(Entries with chart source code)

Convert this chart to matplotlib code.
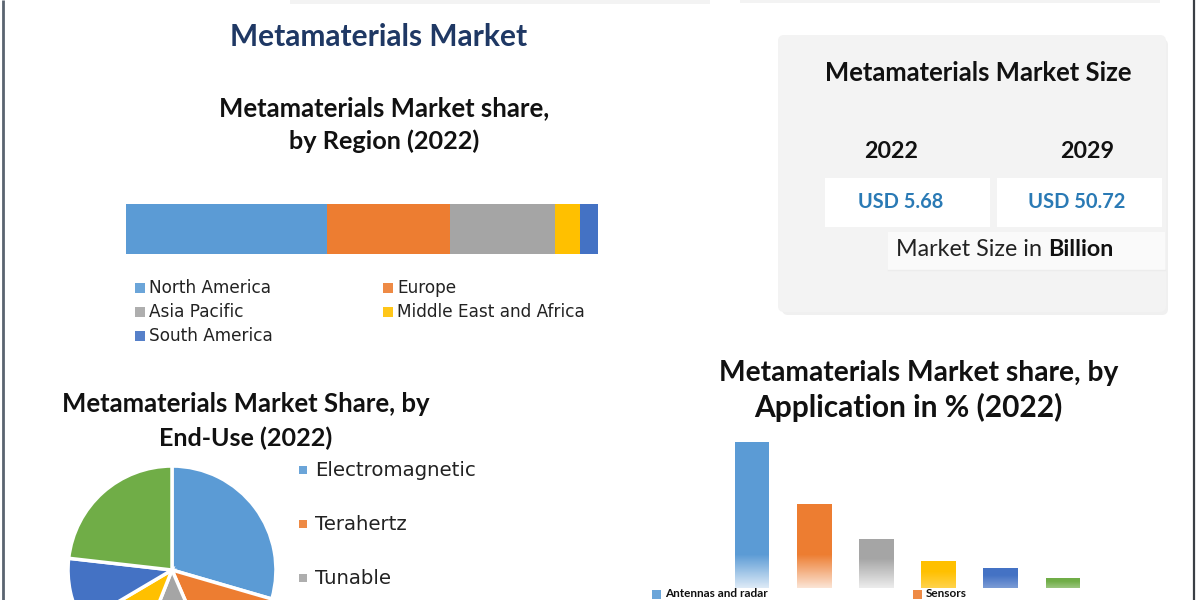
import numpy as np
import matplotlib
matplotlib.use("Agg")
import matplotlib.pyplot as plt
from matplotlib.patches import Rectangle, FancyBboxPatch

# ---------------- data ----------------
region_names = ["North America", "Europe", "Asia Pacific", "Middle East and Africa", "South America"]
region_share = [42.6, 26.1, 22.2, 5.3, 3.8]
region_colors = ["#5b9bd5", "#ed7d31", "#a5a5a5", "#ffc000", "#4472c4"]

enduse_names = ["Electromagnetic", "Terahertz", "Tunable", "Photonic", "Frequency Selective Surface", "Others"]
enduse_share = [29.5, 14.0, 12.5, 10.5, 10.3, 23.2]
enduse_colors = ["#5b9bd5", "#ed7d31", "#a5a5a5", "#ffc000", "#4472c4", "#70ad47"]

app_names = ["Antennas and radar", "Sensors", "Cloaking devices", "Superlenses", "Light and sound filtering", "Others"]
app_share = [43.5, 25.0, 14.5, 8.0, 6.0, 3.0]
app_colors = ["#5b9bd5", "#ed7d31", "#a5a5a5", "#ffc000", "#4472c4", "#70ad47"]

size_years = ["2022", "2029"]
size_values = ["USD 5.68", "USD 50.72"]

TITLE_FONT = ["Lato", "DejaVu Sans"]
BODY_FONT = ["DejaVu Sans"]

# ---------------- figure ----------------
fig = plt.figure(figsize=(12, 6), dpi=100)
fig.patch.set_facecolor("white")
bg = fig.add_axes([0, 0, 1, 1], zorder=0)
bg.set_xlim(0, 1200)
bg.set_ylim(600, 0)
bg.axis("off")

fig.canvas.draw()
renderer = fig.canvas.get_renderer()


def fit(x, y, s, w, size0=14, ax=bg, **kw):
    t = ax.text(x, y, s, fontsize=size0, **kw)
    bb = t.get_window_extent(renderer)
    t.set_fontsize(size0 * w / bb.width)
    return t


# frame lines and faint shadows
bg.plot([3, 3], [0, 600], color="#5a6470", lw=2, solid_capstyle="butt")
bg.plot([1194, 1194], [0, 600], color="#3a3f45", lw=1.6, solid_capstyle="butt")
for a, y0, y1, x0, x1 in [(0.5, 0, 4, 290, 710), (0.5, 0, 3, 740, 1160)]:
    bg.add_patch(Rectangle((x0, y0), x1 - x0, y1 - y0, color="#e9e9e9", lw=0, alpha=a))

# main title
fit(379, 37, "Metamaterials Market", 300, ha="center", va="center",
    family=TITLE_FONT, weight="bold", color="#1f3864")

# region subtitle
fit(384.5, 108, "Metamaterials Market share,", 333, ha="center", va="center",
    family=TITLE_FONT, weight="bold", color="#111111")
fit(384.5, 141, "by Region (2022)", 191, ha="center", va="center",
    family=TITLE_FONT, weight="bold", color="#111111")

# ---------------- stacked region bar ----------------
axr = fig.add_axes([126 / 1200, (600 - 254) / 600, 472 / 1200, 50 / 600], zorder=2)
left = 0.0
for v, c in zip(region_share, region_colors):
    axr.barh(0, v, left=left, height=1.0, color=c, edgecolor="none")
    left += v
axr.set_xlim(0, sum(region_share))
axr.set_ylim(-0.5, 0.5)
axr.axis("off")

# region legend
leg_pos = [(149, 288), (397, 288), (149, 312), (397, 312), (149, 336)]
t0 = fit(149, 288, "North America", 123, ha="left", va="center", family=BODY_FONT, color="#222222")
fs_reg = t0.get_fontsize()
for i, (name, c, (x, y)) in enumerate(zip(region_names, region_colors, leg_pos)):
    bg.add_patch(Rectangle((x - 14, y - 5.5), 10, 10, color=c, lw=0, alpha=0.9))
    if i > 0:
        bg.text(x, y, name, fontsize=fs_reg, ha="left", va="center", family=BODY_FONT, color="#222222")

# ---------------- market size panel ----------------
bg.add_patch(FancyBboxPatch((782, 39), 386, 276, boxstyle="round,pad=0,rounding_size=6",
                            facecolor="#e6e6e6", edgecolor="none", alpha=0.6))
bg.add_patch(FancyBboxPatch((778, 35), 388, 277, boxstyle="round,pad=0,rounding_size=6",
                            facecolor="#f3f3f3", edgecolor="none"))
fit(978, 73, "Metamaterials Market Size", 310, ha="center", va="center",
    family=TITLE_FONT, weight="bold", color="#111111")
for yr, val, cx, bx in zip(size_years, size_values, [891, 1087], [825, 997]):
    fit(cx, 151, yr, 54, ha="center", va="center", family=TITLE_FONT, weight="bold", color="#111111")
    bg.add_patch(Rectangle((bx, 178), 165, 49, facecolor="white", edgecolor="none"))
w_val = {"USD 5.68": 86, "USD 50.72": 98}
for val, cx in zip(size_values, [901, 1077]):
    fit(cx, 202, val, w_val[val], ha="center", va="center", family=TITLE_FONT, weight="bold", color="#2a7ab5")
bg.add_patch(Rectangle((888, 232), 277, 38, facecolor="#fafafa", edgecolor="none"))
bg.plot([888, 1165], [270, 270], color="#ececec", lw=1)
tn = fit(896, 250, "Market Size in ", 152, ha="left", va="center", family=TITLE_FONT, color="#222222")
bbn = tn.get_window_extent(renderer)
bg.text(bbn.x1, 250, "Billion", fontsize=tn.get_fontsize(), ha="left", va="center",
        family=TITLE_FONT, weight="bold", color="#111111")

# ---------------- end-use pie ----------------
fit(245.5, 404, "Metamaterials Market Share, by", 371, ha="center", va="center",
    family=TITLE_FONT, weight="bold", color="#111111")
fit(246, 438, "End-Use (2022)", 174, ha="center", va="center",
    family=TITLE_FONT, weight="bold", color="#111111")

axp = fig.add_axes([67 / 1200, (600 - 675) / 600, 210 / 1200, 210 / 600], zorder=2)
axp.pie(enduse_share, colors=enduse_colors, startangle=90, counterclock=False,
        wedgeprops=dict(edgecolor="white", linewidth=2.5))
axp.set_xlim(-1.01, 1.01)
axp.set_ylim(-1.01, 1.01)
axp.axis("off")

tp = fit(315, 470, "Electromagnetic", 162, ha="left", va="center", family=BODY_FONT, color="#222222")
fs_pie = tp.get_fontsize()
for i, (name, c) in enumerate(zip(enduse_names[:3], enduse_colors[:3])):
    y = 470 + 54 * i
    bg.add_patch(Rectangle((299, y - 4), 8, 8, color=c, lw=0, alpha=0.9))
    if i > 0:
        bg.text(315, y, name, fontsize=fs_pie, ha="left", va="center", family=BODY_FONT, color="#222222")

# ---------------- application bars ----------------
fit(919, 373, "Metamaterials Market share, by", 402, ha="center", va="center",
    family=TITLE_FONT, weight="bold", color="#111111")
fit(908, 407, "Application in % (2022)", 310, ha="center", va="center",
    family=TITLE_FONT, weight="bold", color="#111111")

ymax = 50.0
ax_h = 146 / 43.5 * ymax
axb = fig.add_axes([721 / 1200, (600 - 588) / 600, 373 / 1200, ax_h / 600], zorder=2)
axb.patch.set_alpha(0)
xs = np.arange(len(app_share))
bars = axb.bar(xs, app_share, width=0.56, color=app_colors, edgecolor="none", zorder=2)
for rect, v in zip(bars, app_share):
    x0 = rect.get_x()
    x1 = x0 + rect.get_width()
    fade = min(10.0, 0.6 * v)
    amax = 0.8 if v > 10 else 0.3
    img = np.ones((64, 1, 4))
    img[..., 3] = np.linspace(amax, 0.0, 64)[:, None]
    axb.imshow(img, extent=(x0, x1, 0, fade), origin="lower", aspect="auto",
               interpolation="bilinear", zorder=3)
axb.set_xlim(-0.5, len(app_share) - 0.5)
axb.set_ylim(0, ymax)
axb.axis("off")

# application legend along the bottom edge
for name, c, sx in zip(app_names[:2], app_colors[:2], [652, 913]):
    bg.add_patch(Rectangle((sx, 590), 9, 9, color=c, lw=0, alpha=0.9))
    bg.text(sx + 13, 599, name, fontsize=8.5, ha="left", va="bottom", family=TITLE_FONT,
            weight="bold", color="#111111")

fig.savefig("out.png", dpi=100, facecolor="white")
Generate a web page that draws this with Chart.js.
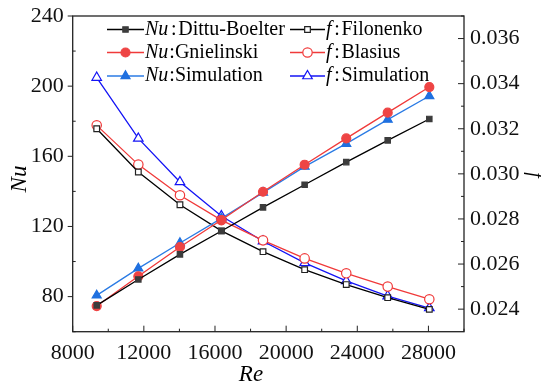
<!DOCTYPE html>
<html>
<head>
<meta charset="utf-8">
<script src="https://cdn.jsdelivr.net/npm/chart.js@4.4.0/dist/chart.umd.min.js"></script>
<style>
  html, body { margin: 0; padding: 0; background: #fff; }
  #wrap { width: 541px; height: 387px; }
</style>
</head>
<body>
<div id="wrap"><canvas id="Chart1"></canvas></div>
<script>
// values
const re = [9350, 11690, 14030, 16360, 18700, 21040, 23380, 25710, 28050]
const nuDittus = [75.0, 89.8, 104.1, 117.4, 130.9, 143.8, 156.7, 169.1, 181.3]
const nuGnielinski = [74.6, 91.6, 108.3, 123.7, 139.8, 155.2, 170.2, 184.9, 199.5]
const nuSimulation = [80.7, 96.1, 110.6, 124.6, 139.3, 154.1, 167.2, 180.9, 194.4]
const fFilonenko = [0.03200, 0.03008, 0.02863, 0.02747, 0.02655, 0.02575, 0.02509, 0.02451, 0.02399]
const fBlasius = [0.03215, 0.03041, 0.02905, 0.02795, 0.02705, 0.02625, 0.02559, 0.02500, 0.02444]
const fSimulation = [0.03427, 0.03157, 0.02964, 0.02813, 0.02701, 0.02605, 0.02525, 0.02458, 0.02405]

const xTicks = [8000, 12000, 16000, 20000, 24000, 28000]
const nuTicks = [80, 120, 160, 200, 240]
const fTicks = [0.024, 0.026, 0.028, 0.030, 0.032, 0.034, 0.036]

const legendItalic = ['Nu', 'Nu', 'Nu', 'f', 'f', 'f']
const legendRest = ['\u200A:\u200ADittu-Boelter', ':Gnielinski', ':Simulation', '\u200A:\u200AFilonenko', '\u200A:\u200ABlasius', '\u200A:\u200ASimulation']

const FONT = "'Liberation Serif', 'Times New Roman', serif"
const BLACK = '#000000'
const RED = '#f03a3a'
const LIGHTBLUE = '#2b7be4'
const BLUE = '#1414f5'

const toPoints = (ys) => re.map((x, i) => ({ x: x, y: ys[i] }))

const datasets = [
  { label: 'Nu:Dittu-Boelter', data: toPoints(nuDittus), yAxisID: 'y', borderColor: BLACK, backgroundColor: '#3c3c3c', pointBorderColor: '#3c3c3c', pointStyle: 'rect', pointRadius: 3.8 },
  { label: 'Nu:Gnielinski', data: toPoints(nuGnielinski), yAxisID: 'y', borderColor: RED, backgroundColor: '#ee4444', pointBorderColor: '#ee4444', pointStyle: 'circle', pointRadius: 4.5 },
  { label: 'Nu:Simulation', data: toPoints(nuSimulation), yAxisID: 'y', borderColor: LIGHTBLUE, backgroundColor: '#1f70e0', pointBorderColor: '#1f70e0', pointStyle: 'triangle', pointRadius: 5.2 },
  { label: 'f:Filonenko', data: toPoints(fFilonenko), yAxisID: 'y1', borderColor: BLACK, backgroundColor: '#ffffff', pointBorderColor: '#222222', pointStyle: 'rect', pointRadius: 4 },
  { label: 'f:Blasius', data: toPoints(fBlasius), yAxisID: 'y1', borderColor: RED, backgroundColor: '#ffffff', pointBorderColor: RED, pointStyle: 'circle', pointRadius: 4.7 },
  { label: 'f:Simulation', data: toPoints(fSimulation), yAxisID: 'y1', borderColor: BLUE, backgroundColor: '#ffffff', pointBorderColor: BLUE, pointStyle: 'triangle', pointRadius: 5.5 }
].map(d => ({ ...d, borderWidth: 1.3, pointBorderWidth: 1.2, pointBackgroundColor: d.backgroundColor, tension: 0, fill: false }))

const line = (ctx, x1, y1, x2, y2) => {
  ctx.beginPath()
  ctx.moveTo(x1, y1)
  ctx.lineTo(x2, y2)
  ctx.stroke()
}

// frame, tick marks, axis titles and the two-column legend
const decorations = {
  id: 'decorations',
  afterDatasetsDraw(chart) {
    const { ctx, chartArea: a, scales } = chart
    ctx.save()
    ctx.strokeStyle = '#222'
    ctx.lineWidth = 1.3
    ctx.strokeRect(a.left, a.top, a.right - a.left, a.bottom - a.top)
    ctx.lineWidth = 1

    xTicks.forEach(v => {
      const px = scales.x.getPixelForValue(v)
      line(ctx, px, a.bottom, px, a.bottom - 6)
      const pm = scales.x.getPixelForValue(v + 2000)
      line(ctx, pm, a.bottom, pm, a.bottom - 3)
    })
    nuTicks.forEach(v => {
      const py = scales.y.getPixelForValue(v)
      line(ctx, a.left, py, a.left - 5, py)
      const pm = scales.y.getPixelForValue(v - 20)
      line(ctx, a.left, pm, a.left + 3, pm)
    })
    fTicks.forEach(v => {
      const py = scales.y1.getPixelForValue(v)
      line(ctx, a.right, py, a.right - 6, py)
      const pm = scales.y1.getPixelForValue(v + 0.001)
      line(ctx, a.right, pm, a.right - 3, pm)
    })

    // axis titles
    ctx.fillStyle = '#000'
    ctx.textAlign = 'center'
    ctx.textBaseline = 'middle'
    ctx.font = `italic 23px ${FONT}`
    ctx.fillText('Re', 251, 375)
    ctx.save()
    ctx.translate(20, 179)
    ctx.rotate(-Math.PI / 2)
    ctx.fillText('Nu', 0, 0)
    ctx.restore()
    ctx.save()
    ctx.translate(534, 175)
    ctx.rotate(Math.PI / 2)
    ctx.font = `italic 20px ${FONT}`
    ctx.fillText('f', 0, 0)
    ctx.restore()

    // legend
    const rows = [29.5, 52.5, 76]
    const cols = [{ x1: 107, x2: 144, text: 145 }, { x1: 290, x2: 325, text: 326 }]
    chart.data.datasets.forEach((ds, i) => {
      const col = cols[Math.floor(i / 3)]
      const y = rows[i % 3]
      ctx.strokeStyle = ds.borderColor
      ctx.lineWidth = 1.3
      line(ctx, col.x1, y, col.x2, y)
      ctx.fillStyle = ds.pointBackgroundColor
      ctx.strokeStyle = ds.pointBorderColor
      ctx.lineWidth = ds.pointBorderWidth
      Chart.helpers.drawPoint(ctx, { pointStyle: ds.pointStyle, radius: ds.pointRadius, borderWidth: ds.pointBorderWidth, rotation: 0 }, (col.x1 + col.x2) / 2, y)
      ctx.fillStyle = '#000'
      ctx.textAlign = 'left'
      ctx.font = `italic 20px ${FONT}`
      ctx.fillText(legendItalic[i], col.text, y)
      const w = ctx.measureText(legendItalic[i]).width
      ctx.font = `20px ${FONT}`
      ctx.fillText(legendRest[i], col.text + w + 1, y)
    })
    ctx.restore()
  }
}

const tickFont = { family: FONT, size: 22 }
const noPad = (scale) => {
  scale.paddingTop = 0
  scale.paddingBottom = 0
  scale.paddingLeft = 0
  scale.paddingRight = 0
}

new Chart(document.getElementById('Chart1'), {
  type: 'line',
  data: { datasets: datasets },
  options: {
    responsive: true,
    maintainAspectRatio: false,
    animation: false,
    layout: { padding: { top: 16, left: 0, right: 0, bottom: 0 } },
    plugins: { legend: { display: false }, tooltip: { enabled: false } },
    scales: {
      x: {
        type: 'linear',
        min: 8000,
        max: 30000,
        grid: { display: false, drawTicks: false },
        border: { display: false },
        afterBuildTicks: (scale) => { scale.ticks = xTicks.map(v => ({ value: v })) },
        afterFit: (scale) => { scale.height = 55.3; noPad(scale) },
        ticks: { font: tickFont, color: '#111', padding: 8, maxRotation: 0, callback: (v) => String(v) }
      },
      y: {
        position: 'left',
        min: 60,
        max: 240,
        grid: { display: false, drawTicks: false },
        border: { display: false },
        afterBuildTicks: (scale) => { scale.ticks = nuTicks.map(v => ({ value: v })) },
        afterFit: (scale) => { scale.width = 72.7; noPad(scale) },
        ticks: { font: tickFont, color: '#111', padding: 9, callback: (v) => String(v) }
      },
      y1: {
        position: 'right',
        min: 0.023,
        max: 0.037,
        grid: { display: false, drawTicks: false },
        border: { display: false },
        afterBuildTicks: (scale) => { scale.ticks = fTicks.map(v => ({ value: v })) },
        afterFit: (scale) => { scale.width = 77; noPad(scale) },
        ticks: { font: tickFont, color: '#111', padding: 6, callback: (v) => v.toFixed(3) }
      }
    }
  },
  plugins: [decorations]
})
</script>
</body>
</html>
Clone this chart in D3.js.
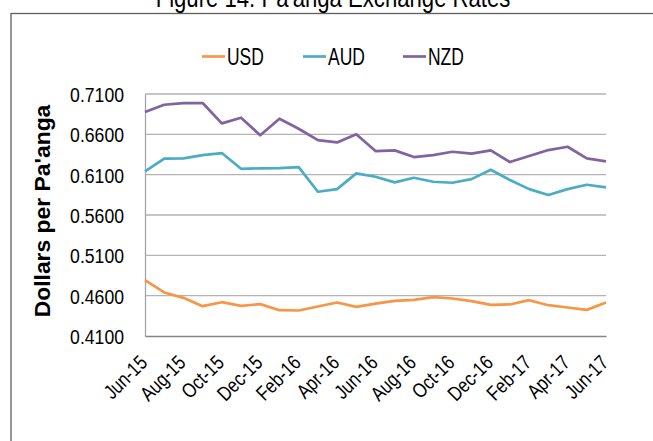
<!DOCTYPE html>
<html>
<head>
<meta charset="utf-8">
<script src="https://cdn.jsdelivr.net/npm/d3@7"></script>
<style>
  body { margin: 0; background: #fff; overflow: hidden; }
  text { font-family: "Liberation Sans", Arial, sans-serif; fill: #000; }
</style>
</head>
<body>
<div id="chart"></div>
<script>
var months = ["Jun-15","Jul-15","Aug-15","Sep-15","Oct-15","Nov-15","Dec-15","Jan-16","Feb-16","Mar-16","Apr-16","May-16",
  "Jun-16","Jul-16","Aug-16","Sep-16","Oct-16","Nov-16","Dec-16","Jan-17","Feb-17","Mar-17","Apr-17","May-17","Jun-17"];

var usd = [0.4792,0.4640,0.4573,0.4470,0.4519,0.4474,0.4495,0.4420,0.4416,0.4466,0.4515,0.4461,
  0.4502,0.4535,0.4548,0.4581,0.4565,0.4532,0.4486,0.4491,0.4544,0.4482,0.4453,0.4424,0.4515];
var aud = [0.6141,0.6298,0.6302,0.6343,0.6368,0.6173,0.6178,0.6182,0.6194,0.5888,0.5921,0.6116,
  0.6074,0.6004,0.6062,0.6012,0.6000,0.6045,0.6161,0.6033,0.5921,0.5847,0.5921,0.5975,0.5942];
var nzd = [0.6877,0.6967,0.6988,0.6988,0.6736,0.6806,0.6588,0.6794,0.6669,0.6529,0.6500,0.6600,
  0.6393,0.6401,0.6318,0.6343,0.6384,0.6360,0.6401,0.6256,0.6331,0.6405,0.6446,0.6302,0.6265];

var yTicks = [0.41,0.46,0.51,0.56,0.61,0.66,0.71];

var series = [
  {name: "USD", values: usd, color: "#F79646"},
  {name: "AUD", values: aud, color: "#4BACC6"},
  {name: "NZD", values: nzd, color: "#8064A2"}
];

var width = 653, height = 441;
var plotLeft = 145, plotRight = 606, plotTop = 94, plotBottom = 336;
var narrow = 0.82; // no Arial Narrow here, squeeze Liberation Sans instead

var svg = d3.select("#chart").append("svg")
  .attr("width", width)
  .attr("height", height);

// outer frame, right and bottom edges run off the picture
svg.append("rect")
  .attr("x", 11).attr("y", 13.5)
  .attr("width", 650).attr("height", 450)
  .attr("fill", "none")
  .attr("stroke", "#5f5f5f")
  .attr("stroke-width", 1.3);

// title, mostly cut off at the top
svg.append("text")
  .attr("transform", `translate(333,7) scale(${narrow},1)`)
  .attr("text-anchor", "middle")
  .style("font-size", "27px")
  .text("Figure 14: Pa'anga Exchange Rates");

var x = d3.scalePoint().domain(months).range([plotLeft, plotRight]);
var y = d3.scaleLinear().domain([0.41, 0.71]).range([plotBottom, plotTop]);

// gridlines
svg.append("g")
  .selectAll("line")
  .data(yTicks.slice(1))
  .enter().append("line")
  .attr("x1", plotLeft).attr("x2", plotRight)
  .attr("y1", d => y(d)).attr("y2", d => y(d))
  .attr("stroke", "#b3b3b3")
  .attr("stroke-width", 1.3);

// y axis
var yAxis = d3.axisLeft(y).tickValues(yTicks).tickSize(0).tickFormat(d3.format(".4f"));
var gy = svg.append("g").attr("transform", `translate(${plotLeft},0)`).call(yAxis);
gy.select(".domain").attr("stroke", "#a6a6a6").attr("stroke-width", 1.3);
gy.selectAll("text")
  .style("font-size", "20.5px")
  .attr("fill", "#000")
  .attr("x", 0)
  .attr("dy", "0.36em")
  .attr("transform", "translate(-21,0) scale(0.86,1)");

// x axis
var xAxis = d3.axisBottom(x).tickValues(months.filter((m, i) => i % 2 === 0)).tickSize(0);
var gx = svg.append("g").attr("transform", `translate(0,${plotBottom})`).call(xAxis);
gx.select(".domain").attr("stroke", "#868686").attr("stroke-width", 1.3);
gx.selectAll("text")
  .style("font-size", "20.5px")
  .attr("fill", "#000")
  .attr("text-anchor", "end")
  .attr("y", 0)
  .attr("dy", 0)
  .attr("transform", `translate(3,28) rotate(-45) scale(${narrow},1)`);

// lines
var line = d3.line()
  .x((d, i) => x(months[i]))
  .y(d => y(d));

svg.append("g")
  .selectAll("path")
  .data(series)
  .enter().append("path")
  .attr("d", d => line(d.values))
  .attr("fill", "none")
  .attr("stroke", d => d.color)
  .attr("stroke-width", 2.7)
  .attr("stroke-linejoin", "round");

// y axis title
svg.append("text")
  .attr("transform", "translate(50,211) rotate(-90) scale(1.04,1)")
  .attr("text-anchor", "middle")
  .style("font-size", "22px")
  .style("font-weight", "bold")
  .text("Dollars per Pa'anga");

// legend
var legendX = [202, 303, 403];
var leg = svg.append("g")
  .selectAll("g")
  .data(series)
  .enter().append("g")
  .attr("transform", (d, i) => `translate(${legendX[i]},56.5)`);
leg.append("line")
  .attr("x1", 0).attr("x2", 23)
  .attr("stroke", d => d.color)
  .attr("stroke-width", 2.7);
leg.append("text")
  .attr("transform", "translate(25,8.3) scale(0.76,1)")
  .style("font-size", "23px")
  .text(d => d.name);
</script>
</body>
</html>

## YOUR INSTRUCTIONS
All lines above from the one containing "Generate a web" through the one containing "const toPoints = (ys)" are to be quoted exactly, and only those; pictures are left out.

## THE RESPONSE
Generate a web page that draws this with Chart.js.
<!DOCTYPE html>
<html>
<head>
<meta charset="utf-8">
<script src="https://cdn.jsdelivr.net/npm/chart.js@4.4.0/dist/chart.umd.min.js"></script>
<style>
  html, body { margin: 0; padding: 0; background: #fff; }
  #wrap { width: 541px; height: 387px; }
</style>
</head>
<body>
<div id="wrap"><canvas id="Chart1"></canvas></div>
<script>
// values
const re = [9350, 11690, 14030, 16360, 18700, 21040, 23380, 25710, 28050]
const nuDittus = [75.0, 89.8, 104.1, 117.4, 130.9, 143.8, 156.7, 169.1, 181.3]
const nuGnielinski = [74.6, 91.6, 108.3, 123.7, 139.8, 155.2, 170.2, 184.9, 199.5]
const nuSimulation = [80.7, 96.1, 110.6, 124.6, 139.3, 154.1, 167.2, 180.9, 194.4]
const fFilonenko = [0.03200, 0.03008, 0.02863, 0.02747, 0.02655, 0.02575, 0.02509, 0.02451, 0.02399]
const fBlasius = [0.03215, 0.03041, 0.02905, 0.02795, 0.02705, 0.02625, 0.02559, 0.02500, 0.02444]
const fSimulation = [0.03427, 0.03157, 0.02964, 0.02813, 0.02701, 0.02605, 0.02525, 0.02458, 0.02405]

const xTicks = [8000, 12000, 16000, 20000, 24000, 28000]
const nuTicks = [80, 120, 160, 200, 240]
const fTicks = [0.024, 0.026, 0.028, 0.030, 0.032, 0.034, 0.036]

const legendItalic = ['Nu', 'Nu', 'Nu', 'f', 'f', 'f']
const legendRest = ['\u200A:\u200ADittu-Boelter', ':Gnielinski', ':Simulation', '\u200A:\u200AFilonenko', '\u200A:\u200ABlasius', '\u200A:\u200ASimulation']

const FONT = "'Liberation Serif', 'Times New Roman', serif"
const BLACK = '#000000'
const RED = '#f03a3a'
const LIGHTBLUE = '#2b7be4'
const BLUE = '#1414f5'

const toPoints = (ys) => re.map((x, i) => ({ x: x, y: ys[i] }))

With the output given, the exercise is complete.